Phil Pash's Simply Sports: Perrone catches couple of breaks

Up front, I will tell you I don’t listen to talk radio as practiced on WNTA-AM-1330 of Rockford all that much (they don’t have any use for me, I don’t have any use for them).

But I did happen to catch a portion of Ken DeCoster’s show June 15. He had on Paul Perrone, the erstwhile Machesney Park Harlem varsity girls’ basketball head coach, and I listened a while.

Perrone was fired/not renewed as coach June 13. The Harlem School Board voted 5-2 against rehiring Perrone, and voted 7-0 to hire his assistant Luanna Kish as his replacement.

Perrone has filed a case with the Illinois Department of Human Rights, saying he was fired for health reasons (he has Type II diabetes) and age discrimination. Perrone also says he wasn’t given any explanation for not being rehired, and he has hired an attorney to pursue a possible lawsuit.

In case you haven’t been following along, Perrone has coached for 31 years, 14 at Harlem where he’s 12 wins shy of becoming the school’s all-time winningest basketball coach, girls or boys.

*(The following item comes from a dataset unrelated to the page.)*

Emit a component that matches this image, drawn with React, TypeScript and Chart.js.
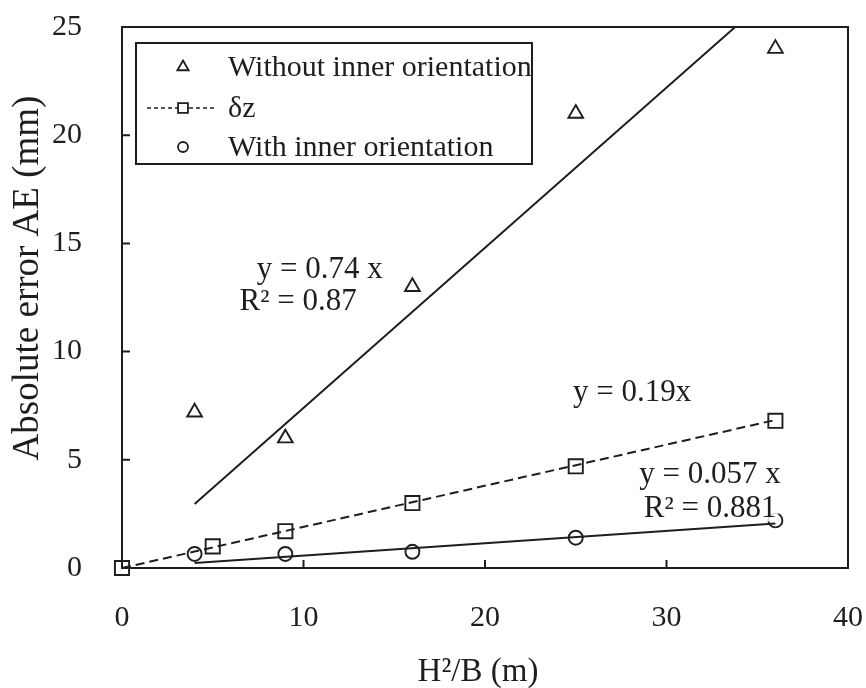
import React, { useEffect, useRef } from "react";
import { Chart, registerables } from "chart.js";

Chart.register(...registerables);

// ---- data ----
const xTickValues = [0, 10, 20, 30, 40];
const yTickValues = [0, 5, 10, 15, 20, 25];

const seriesLabels = ["Without inner orientation", "\u03B4z", "With inner orientation"];

const withoutX = [4, 9, 16, 25, 36];
const withoutY = [7.2, 6.0, 13.0, 21.0, 24.0];

const dzX = [0, 5, 9, 16, 25, 36];
const dzY = [0, 1.0, 1.7, 3.0, 4.7, 6.8];

const withX = [4, 9, 16, 25, 36];
const withY = [0.65, 0.65, 0.75, 1.4, 2.2];

// trend lines (slopes from the fitted equations) and their x extents
const withoutSlope = 0.74;
const withoutTrendX = [4, 33.8];
const dzSlope = 0.19;
const dzTrendX = [0, 36];
const withSlope = 0.057;
const withTrendX = [4, 36];

const annotationTexts = ["y = 0.74 x", "R\u00B2 = 0.87", "y = 0.19x", "y = 0.057 x", "R\u00B2 = 0.881"];
const annotationX = [10.9, 9.7, 28.1, 32.4, 32.4];
const annotationY = [13.8, 12.3, 8.1, 4.3, 2.75];

const xTitle = "H\u00B2/B (m)";
const yTitle = "Absolute error AE (mm)";

const INK = "#1e1e1e";
const FONT = "'Liberation Serif', 'Times New Roman', serif";

const zip = (xs: number[], ys: number[]) => xs.map((x, i) => ({ x, y: ys[i] }));
const trend = (xs: number[], k: number) => xs.map((x) => ({ x, y: k * x }));

function drawMarker(ctx: CanvasRenderingContext2D, kind: string, x: number, y: number, r: number) {
  ctx.beginPath();
  if (kind === "triangle") {
    ctx.moveTo(x, y - r);
    ctx.lineTo(x + r * 0.866, y + r * 0.5);
    ctx.lineTo(x - r * 0.866, y + r * 0.5);
    ctx.closePath();
  } else if (kind === "rect") {
    ctx.rect(x - r * 0.707, y - r * 0.707, r * 1.414, r * 1.414);
  } else {
    ctx.arc(x, y, r, 0, Math.PI * 2);
  }
  ctx.fillStyle = "#fff";
  ctx.fill();
  ctx.stroke();
}

const zeroPad = (s: any) => {
  s.paddingTop = 0;
  s.paddingBottom = 0;
  s.paddingLeft = 0;
  s.paddingRight = 0;
};

const decorPlugin = {
  id: "decor",
  afterDraw(chart: any) {
    const { ctx, chartArea } = chart;
    const xs = chart.scales.x;
    const ys = chart.scales.y;
    const { left, right, top, bottom } = chartArea;
    ctx.save();
    ctx.strokeStyle = INK;
    ctx.fillStyle = INK;
    // frame
    ctx.lineWidth = 2;
    ctx.strokeRect(left, top, right - left, bottom - top);
    // inward ticks
    ctx.beginPath();
    xTickValues.forEach((v) => {
      const px = xs.getPixelForValue(v);
      ctx.moveTo(px, bottom);
      ctx.lineTo(px, bottom - 8);
    });
    yTickValues.forEach((v) => {
      const py = ys.getPixelForValue(v);
      ctx.moveTo(left, py);
      ctx.lineTo(left + 8, py);
    });
    ctx.stroke();

    // axis titles
    ctx.fillStyle = INK;
    ctx.textAlign = "center";
    ctx.textBaseline = "middle";
    ctx.font = `33px ${FONT}`;
    ctx.fillText(xTitle, 478, 672);
    ctx.save();
    ctx.translate(28, 278);
    ctx.rotate(-Math.PI / 2);
    ctx.font = `37px ${FONT}`;
    ctx.fillText(yTitle, 0, 0);
    ctx.restore();

    // annotations
    ctx.font = `31px ${FONT}`;
    annotationTexts.forEach((t, i) => {
      const px = xs.getPixelForValue(annotationX[i]);
      const py = ys.getPixelForValue(annotationY[i]);
      ctx.fillStyle = "rgba(255,255,255,0.85)";
      const w = ctx.measureText(t).width;
      ctx.fillRect(px - w / 2 - 2, py - 13, w + 4, 26);
      ctx.fillStyle = INK;
      ctx.fillText(t, px, py);
    });

    // legend box
    const bx = left + 14;
    const by = top + 16;
    const bw = 396;
    const bh = 121;
    ctx.fillStyle = "#fff";
    ctx.fillRect(bx, by, bw, bh);
    ctx.lineWidth = 2;
    ctx.strokeStyle = INK;
    ctx.strokeRect(bx, by, bw, bh);
    const rowY = [by + 24, by + 65, by + 104];
    const markerKinds = ["triangle", "rect", "circle"];
    const mx = bx + 47;
    ctx.font = `30px ${FONT}`;
    ctx.textAlign = "left";
    seriesLabels.forEach((label, i) => {
      ctx.lineWidth = 1.8;
      ctx.strokeStyle = INK;
      if (i === 1) {
        ctx.save();
        ctx.lineWidth = 1.5;
        ctx.setLineDash([4, 3]);
        ctx.beginPath();
        ctx.moveTo(bx + 11, rowY[i]);
        ctx.lineTo(bx + 81, rowY[i]);
        ctx.stroke();
        ctx.restore();
      }
      drawMarker(ctx, markerKinds[i], mx, rowY[i], markerKinds[i] === "triangle" ? 6.5 : markerKinds[i] === "rect" ? 7 : 5);
      ctx.fillStyle = INK;
      ctx.fillText(label, bx + 92, rowY[i] + 1);
    });
    ctx.restore();
  },
};

export default function App() {
  const ref = useRef<HTMLCanvasElement | null>(null);

  useEffect(() => {
    if (!ref.current) return;
    const pointBase = {
      showLine: false,
      borderColor: INK,
      backgroundColor: "rgba(255,255,255,0)",
      pointBorderColor: INK,
      pointBackgroundColor: "rgba(255,255,255,0)",
      pointBorderWidth: 1.9,
      clip: false as any,
    };
    const lineBase = {
      showLine: true,
      borderColor: INK,
      borderWidth: 2,
      pointRadius: 0,
      fill: false,
      clip: false as any,
    };
    const chart = new Chart(ref.current, {
      type: "scatter",
      data: {
        datasets: [
          { ...lineBase, label: "trend1", data: trend(withoutTrendX, withoutSlope) },
          { ...lineBase, label: "trend2", data: trend(dzTrendX, dzSlope), borderDash: [9, 5], borderWidth: 2 },
          { ...lineBase, label: "trend3", data: trend(withTrendX, withSlope) },
          { ...pointBase, label: seriesLabels[0], data: zip(withoutX, withoutY), pointStyle: "triangle", pointRadius: 8.5 },
          { ...pointBase, label: seriesLabels[1], data: zip(dzX, dzY), pointStyle: "rect", pointRadius: 10 },
          { ...pointBase, label: seriesLabels[2], data: zip(withX, withY), pointStyle: "circle", pointRadius: 7 },
        ] as any,
      },
      options: {
        animation: false,
        responsive: false,
        devicePixelRatio: 1,
        layout: { padding: { top: 27, right: 18, left: 0, bottom: 0 } },
        plugins: { legend: { display: false }, tooltip: { enabled: false } },
        scales: {
          x: {
            type: "linear",
            min: 0,
            max: 40,
            afterFit: (s: any) => {
              s.height = 120;
              zeroPad(s);
            },
            afterBuildTicks: (s: any) => {
              s.ticks = xTickValues.map((v) => ({ value: v }));
            },
            ticks: { font: { family: FONT, size: 30 }, color: INK, padding: 32, maxRotation: 0 },
            grid: { display: false, drawTicks: false },
            border: { display: false },
          },
          y: {
            type: "linear",
            min: 0,
            max: 25,
            afterFit: (s: any) => {
              s.width = 122;
              zeroPad(s);
            },
            afterBuildTicks: (s: any) => {
              s.ticks = yTickValues.map((v) => ({ value: v }));
            },
            ticks: { font: { family: FONT, size: 30 }, color: INK, padding: 40 },
            grid: { display: false, drawTicks: false },
            border: { display: false },
          },
        },
      } as any,
      plugins: [decorPlugin],
    });
    return () => chart.destroy();
  }, []);

  return (
    <div style={{ position: "absolute", left: 0, top: 0, width: 866, height: 688, background: "#fff" }}>
      <canvas ref={ref} width={866} height={688} style={{ width: 866, height: 688, display: "block" }} />
    </div>
  );
}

DeCoster said he called Perrone to ask him to be on the show; Perrone did not call him. It was good DeCoster made the call for two reasons—the dispute has not been written about much (only the electronic local media seems to be paying attention), and a lot of Rockford-area coaches probably go through something similar.

Why else do you think we see so many new coaching faces around here every season? Kids only are in high school four years. During that time, parents with unreasonable notions of how good their offspring are can make a coach’s life a living hell.

Would you want a job like that? The pay isn’t that good, and the hours are long, and only some of the people are grateful for what you do. I know what I’m talking about. My late father coached for 25 years in another era, and I couldn’t talk one of my sons out of teaching and coaching.

The American Sport Education Program (ASEP) says it certifies more than 3,000 non-faculty coaches in Illinois each year, and yet many schools still struggle to fill coaching vacancies. Statistically, Illinois faces an attrition rate of 40 percent across the board in coaching. Not all of those vacancies are because of retirements.

As you might expect, some callers to DeCoster’s show sided with Perrone and said he did a good job; others would have driven to the studio to participate in a public pilloring of him.

The callers I took most seriously were the ones who DID NOT have a child on a Perrone-coached team because you could figure they didn’t have an ax to grind. I wonder if Harlem ever has had any coach worthy of coaching there?

One caller said he had gone through something similar, and the only way Perrone could win is if he had a pile of money to hire the very best lawyers or if he was a minority. Based on my life experiences, I could agree with that.

But Perrone apparently is going to get a break. On June 16, he told Scott Leber of WTVO-TV-17 that the Illinois Department of Human Rights in Chicago charged the troubled-on-many-fronts Harlem School District with discrimination. A charge has been filed with the Federal Equal Opportunity Employment Commission, Leber reported.

A copy of the charge will be forwarded to the district in 10 days. District officials then will have 60 days to respond.

The Human Rights department believes Perrone might be a victim of physical discrimination and age discrimination, Leber reported.

“This is the first time someone has listened to me and has heard the facts. My purpose is not to harm anybody. My purpose is fairness and justice,” Leber quoted Perrone as saying.

Perrone isn’t seeking damages. He says he simply wants his coaching job back.

Harlem School District officials will be given the option of settling Perrone’s case through mediation. If the district doesn’t accept that option, a civil rights violation complaint will be filed and a lengthy investigation will follow.

An investigation could get expensive for both sides, but Perrone says his expenses will be covered by the Department of Human Rights, said Leber.

Personally, I hope the aging white guy with the controllable diabetes nails their butts to the wall. My guess is he will have a big cheering section.